Endüstri devrimiyle birlikte ortaya çıkan çocuk işçiliği sorununu inceleyen sosyal reformcular, çocukların maden ocaklarında çalıştırılmasına karşı çıkan kanunların çıkmasını sağlamışlardır. Jean Pestalozzi'nin 1774'teki çocuk gelişimiyle ilgili bilimsel kaydı ve Alman Friedrich Wilhelm Froebel'in 1840'ta açtığı ilk anaokulu olan "Kindergarten" erken çocukluk eğitimi konusunda önemli adımlardır. Froebel, öğretici oyunları çocukların yeteneklerini geliştirmek için kullanılması gereken önemli araçlar olarak görmüş ve bu konuda öncü olmuştur.
Türkiye’de Erken Çocukluk Eğitiminin Gelişimi
Türkiye'de erken çocukluk eğitimi, Cumhuriyet öncesi ve sonrası dönemler olarak iki grupta incelenmektedir.
Cumhuriyet Öncesi Dönem
Türkiye'de küçük yaştaki çocukların eğitimine dair tarihçe 15. yüzyıla kadar uzanmaktadır.
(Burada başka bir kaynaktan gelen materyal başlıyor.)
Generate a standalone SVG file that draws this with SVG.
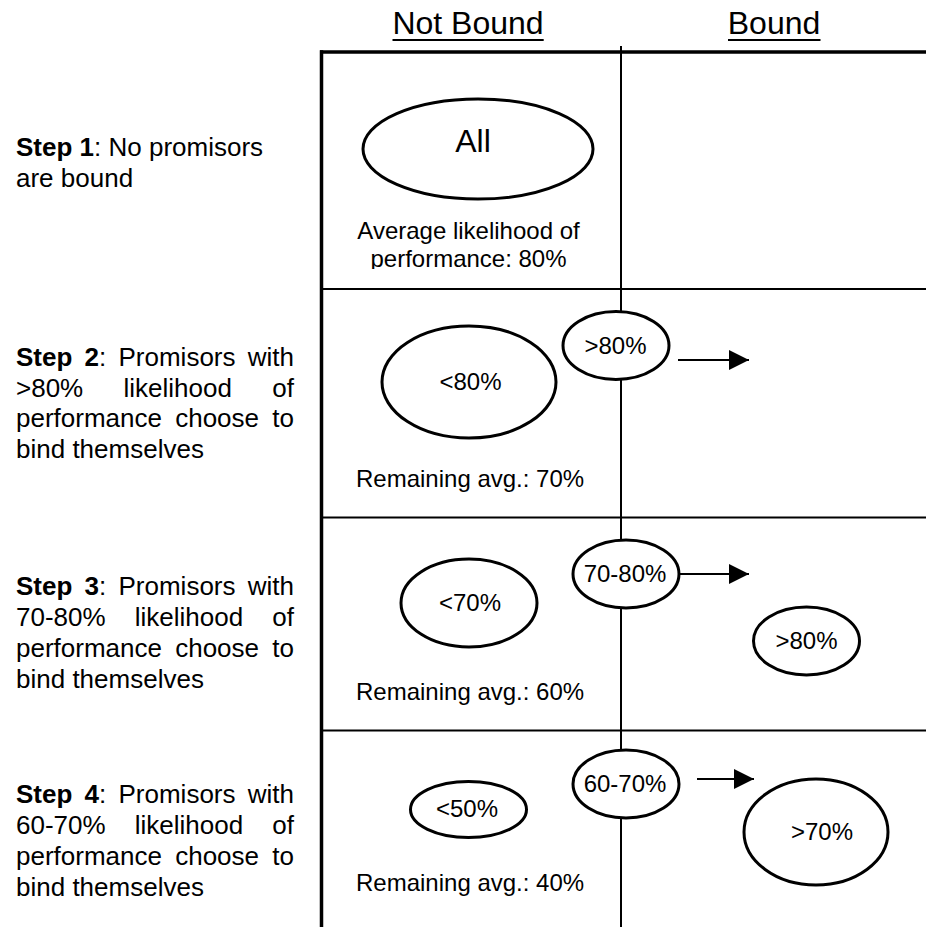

Osmanlı döneminde, vakıflar aracılığıyla kurulan "Sıbyan Okulları" erken çocukluk eğitimi kurumlarının ilk örnekleri olarak kabul edilebilir. Ancak, bu okullar genellikle azınlıklar ve yabancılar için açılmıştır. Meşrutiyet dönemi ile birlikte, özel ve resmi anaokulları açılmış, ancak öğretmen yetiştirme ve uygulanan eğitim yöntemleri konusunda zorluklar yaşanmıştır. 1913-1917 arasında Osmanlı İmparatorluğu sınırları içinde resmi anaokulları açılmış, ancak bu okulların sayısının artırılması ve öğretmen yetiştirilmesi konusunda zorluklar yaşanmıştır.
Cumhuriyet Sonrası Dönem
Cumhuriyet dönemi ile birlikte, 38 ilde 80 anaokulu bulunmaktaydı, ancak bu okulların ve öğrencilerin sayısı sınırlıydı. Harf inkılâbının yapılması ve okuryazarlık oranını artırma çabaları nedeniyle, anaokulu ve anasınıflarına ayrılan ödenekler ilköğretime yönlendirilmiştir. Bu durum, çevresel olanaklarla çalışan okulların kapanmasına yol açmıştır. 1960'tan sonra erken çocukluk eğitimi alanında kurumsal eğitim adımları atılmış, 1961'de İlköğretim ve Eğitim Kanunu'nda erken çocukluk eğitimi ile ilgili maddeler yer almıştır. 1962'de yayımlanan "Anaokulları ve Sınıfları Yönetmeliği" ile resmi ve özel anaokulları yaygınlaşmış ve öğrenci sayılarında artış görülmüştür.
Ancak, günümüzde Türkiye'de erken çocukluk eğitimi hala yeterli düzeyde değildir. Gelişmiş ülkelerle kıyaslandığında, erken çocukluk eğitimine daha fazla önem verilmesi ve daha erken yaşlarda başlaması gerektiği görülmektedir.